My husband would talk to Sergei when he was out in the yard or talking a walk.  He was quiet and friendly, and he would bring Leah by on Halloween to trick or treat.  She wasn’t dressed up with more than kitty ears or a bright scarf.  She would just whisper the words; behind the smile she seemed to be somewhere else.  I wanted to say more to her but the words would catch in my throat; I didn’t know how to engage her and was afraid of making mistake and thus offending sweet Sergei.  I wanted to ask him about her but did not want to be rude.   So, to make up for being at such a loss, I waved and smiled whenever I saw them.

Watching the van one morning I remember thinking, “This is a kind of life I know nothing about.”  And later that morning on the train to Boston I recalled my Aunt Billie, who, in a previous generation’s vernacular, “was a little slow.”  The family talked about how Billie had gone to some of the same schools as Rosemary Kennedy, a remark whose significance was lost on me at the time.  Billie lived with our family for a brief time (a summer, maybe?) during which I worshiped her as she made fabulous art on our dining room table.  I was probably 8 or 9, and it never occurred to me to treat her any differently or feel that her faculties were diminished.  She made beautiful ink and paint designs on fabric interfacing – gorgeous flowers in vibrant colors that spread deliciously through the fibers.  Our mother had them framed and put them up all over the house.

When Aunt Billie died from kidney problems in her late 40s. I was 11 years old and the only one who got to attend the funeral in Philadelphia with my mother, and I was allowed to choose from among her things something to remember her by.  I don’t recall seeing any painting among her few things, so I chose a small needlepoint of a butterfly and her clock radio.  (In 1974, a clock radio was a big deal.)  I knew my connection to Billie was special, but I didn’t much think about how or why.  I loved the attention she gave me; she was an artist and I wanted to be one, that was all.

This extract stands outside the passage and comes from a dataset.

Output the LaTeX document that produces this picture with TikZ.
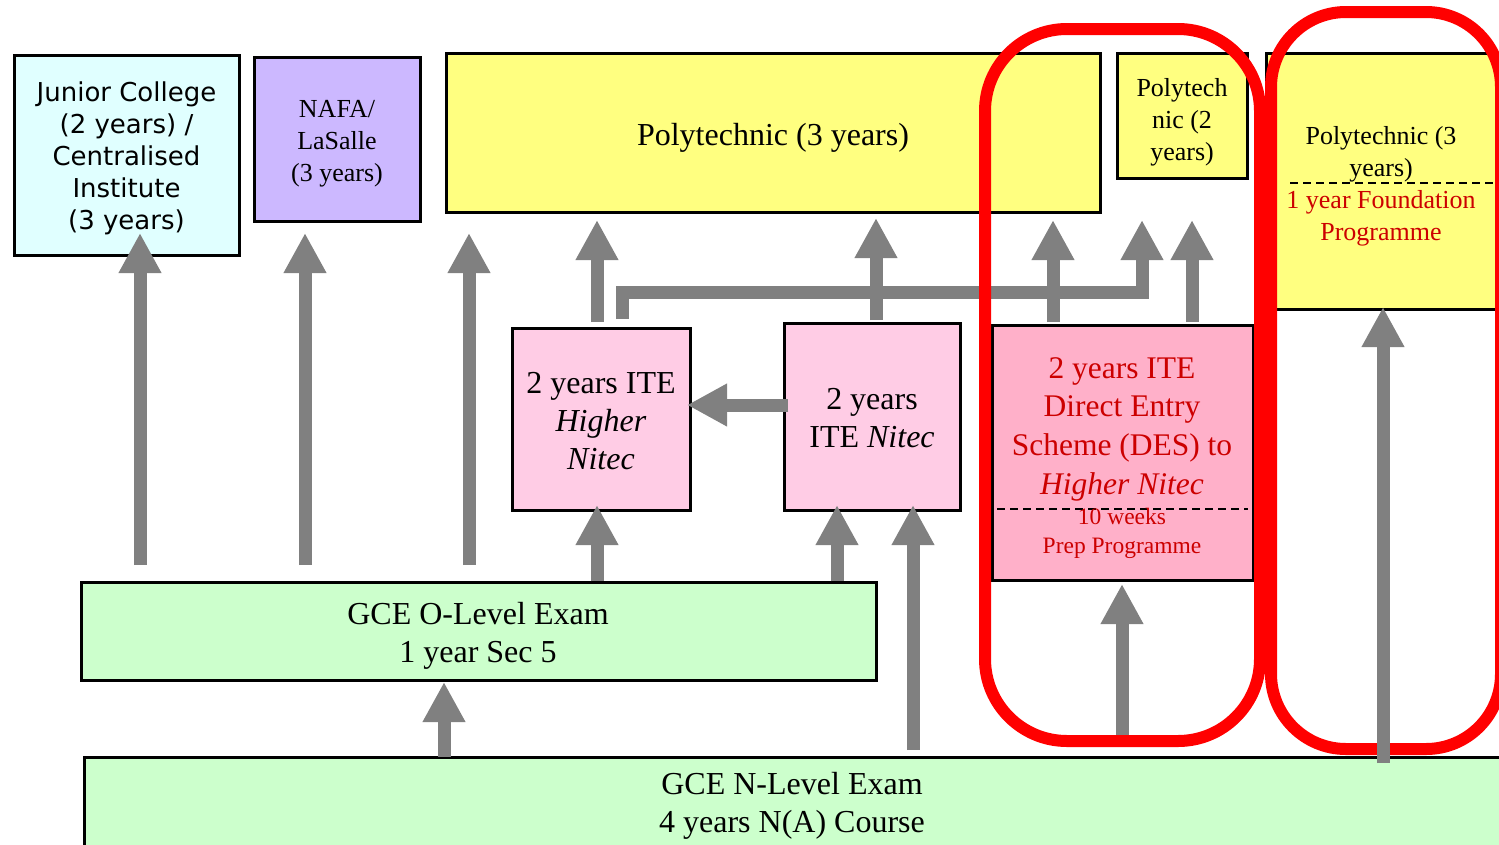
\documentclass[tikz,border=0pt]{standalone}
\usepackage{fontspec}
\setmainfont{Liberation Serif}
\newfontfamily\verdfont{DejaVu Sans}
\usetikzlibrary{arrows.meta}
\definecolor{jcfill}{HTML}{E0FFFF}
\definecolor{nafafill}{HTML}{CCB8FF}
\definecolor{polyfill}{HTML}{FFFF80}
\definecolor{itefill}{HTML}{FFCCE5}
\definecolor{desfill}{HTML}{FFB0C9}
\definecolor{gcefill}{HTML}{CCFFCC}
\definecolor{redtext}{HTML}{CC0000}
\definecolor{ringred}{HTML}{FF0000}
\definecolor{arrowgray}{HTML}{808080}
\begin{document}
\begin{tikzpicture}[x=1pt,y=-1pt,
  box/.style={draw=black, line width=3pt, rectangle, inner sep=0pt},
  bigtxt/.style={font=\fontsize{32}{38}\selectfont},
  midtxt/.style={font=\fontsize{26}{32}\selectfont},
  smalltxt/.style={font=\fontsize{23.5}{29}\selectfont},
  plain/.style={inner sep=0pt, align=center},
  garrow/.style={draw=arrowgray, line width=13pt, line cap=butt, line join=miter,
    -{Triangle[length=40pt,width=40pt]}},
  ring/.style={draw=ringred, line width=12pt},
  divider/.style={draw=black, line width=2pt, dash pattern=on 8pt off 5pt}
]
\useasboundingbox (0,0) rectangle (1499,844);
\clip (0,0) rectangle (1499,844);

% boxes
\node[box, fill=jcfill, minimum width=225pt, minimum height=200pt] (jc) at (126.5,155) {};
\node[plain, font=\verdfont\fontsize{26}{32}\selectfont] (jct) at (126.5,158.5)
  {Junior College\\(2 years) /\\Centralised\\Institute\\(3 years)};
\node[box, fill=nafafill, minimum width=166pt, minimum height=164pt] (nafa) at (337,139) {};
\node[plain, midtxt] (nafat) at (337,144) {NAFA/\\LaSalle\\(3 years)};
\node[box, fill=polyfill, minimum width=654pt, minimum height=159pt] (poly3) at (773,132.5) {};
\node[plain, bigtxt] (poly3t) at (773,137.5) {Polytechnic (3 years)};
\node[box, fill=polyfill, minimum width=130pt, minimum height=125pt] (poly2) at (1182,115.5) {};
\node[plain, midtxt] (poly2t) at (1182,122.5) {Polytech\\nic (2\\years)};
\node[box, fill=polyfill, minimum width=254pt, minimum height=256pt] (polyR) at (1393,181) {};
\node[plain, midtxt] (polyRt) at (1381,154) {Polytechnic (3\\years)};
\node[plain, midtxt, text=redtext] (polyRf) at (1381,218) {1 year Foundation\\Programme};
\draw[divider] (1290,183) -- (1499,183);

\node[box, fill=itefill, minimum width=178pt, minimum height=182pt] (ite1) at (601,419) {};
\node[plain, bigtxt] (ite1t) at (601,421) {2 years ITE\\\textit{Higher}\\\textit{Nitec}};
\node[box, fill=itefill, minimum width=176pt, minimum height=187pt] (ite2) at (872,416.5) {};
\node[plain, bigtxt] (ite2t) at (872,418.5) {2 years\\ITE \textit{Nitec}};

\node[box, fill=desfill, minimum width=261pt, minimum height=255pt] (des) at (1122.5,452.5) {};
\node[plain, text=redtext, font=\fontsize{31.5}{38.7}\selectfont] (dest) at (1122,429)
  {2 years ITE\\Direct Entry\\Scheme (DES) to\\\textit{Higher Nitec}};
\draw[divider] (997,509) -- (1248,509);
\node[plain, smalltxt, text=redtext] (desp) at (1122,533.5) {10 weeks\\Prep Programme};

\node[box, fill=gcefill, minimum width=795pt, minimum height=98pt] (ol) at (478.5,631) {};
\node[plain, bigtxt] (olt) at (478,636) {GCE O-Level Exam\\1 year Sec 5};
\node[box, fill=gcefill, minimum width=1446pt, minimum height=143pt] (nl) at (807,828.5) {};
\node[plain, bigtxt] (nlt) at (792,805.5) {GCE N-Level Exam\\4 years N(A) Course};

% arrow end points
\coordinate (a1s) at (140,565);  \coordinate (a1e) at (140,233);
\coordinate (a2s) at (305,565);  \coordinate (a2e) at (305,233);
\coordinate (a3s) at (469,565);  \coordinate (a3e) at (469,233);
\coordinate (a4s) at (597,322);  \coordinate (a4e) at (597,220);
\coordinate (a5s) at (876,320);  \coordinate (a5e) at (876,218);
\coordinate (a6s) at (1053,322); \coordinate (a6e) at (1053,220);
\coordinate (a7s) at (622,319);  \coordinate (a7a) at (622,292);
\coordinate (a7b) at (1142,292); \coordinate (a7e) at (1142,220);
\coordinate (a8s) at (1192,322); \coordinate (a8e) at (1192,220);
\coordinate (a9s) at (597,581);  \coordinate (a9e) at (597,505);
\coordinate (a10s) at (837,581); \coordinate (a10e) at (837,505);
\coordinate (a11s) at (913,750); \coordinate (a11e) at (913,505);
\coordinate (a12s) at (444,757); \coordinate (a12e) at (444,682);
\coordinate (a13s) at (1122,737); \coordinate (a13e) at (1122,584);
\coordinate (a14s) at (1383,763); \coordinate (a14e) at (1383,307);
\coordinate (hs) at (788,405);   \coordinate (he) at (687,405);

\draw[garrow] (a1s) -- (a1e);
\draw[garrow] (a2s) -- (a2e);
\draw[garrow] (a3s) -- (a3e);
\draw[garrow] (a4s) -- (a4e);
\draw[garrow] (a7s) -- (a7a) -- (a7b) -- (a7e);
\draw[garrow] (a5s) -- (a5e);
\draw[garrow] (a6s) -- (a6e);
\draw[garrow] (a8s) -- (a8e);
\draw[garrow] (a9s) -- (a9e);
\draw[garrow] (a10s) -- (a10e);
\draw[garrow] (a11s) -- (a11e);
\draw[garrow] (a12s) -- (a12e);
\draw[garrow] (a13s) -- (a13e);
\draw[garrow] (hs) -- (he);

% red rings
\draw[ring, rounded corners=82pt] (985,29) rectangle (1260,741);
\draw[ring, rounded corners=75pt] (1271,12) rectangle (1501,749);

\draw[garrow] (a14s) -- (a14e);
\end{tikzpicture}
\end{document}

I still have the needlepoint tucked away somewhere, but better yet I now have several of her paintings.  A few years ago we were redecorating our upstairs and I decided to have some of them reframed – the faded dark mats and speckled antiqued wood frames were decades out of date and didn’t seem to match the art.  At the framers I chose thick white beveled mats and simple black frames, and I asked the framer to remove one painting from the old frame so we could see how it would look when it was finished.  It was then that I saw that the previous framers had backed the paintings with brown kraft paper, which, for all these years, had shone through the translucent interfacing and muddied the pigments.  When we backed the art with white paper the true colors burst forth.

All of those years, muted and misunderstood, Aunt Billie’s art was there for us to see but not in the colors she had intended.  Mom had done her best to give Billie all she needed, a place to live, the tools and a place for her artistic expression, but still the world couldn’t wholly appreciate her gift because she lived and worked on the periphery.  And as I grew up I didn’t notice the difference between the bright paintings on the table and the ones muted by the brown paper backing; I don’t think anyone did.  By then I knew what it meant to be in the same school as Rosemary Kennedy and had blindly accepted that the margins of society were okay for some kinds of people.

Now the school van comes to my house and the art is by my child, and we are doing everything we can to stay engaged in our community and steer clear of the margins.  We go to the public school and advocate for a program that is supportive and inclusive to the greatest and most practical extent.  Often it’s difficult – the margins are quiet and there are some people who need the space to be there.  But the decision has to be ours; we have the right to choose where we will be happy and how we want to belong.  And as we go, we will learn and we will show the people whose vision is obscured by the brown paper how they can remove those old dull perceptions so that they can appreciate what our true colors are.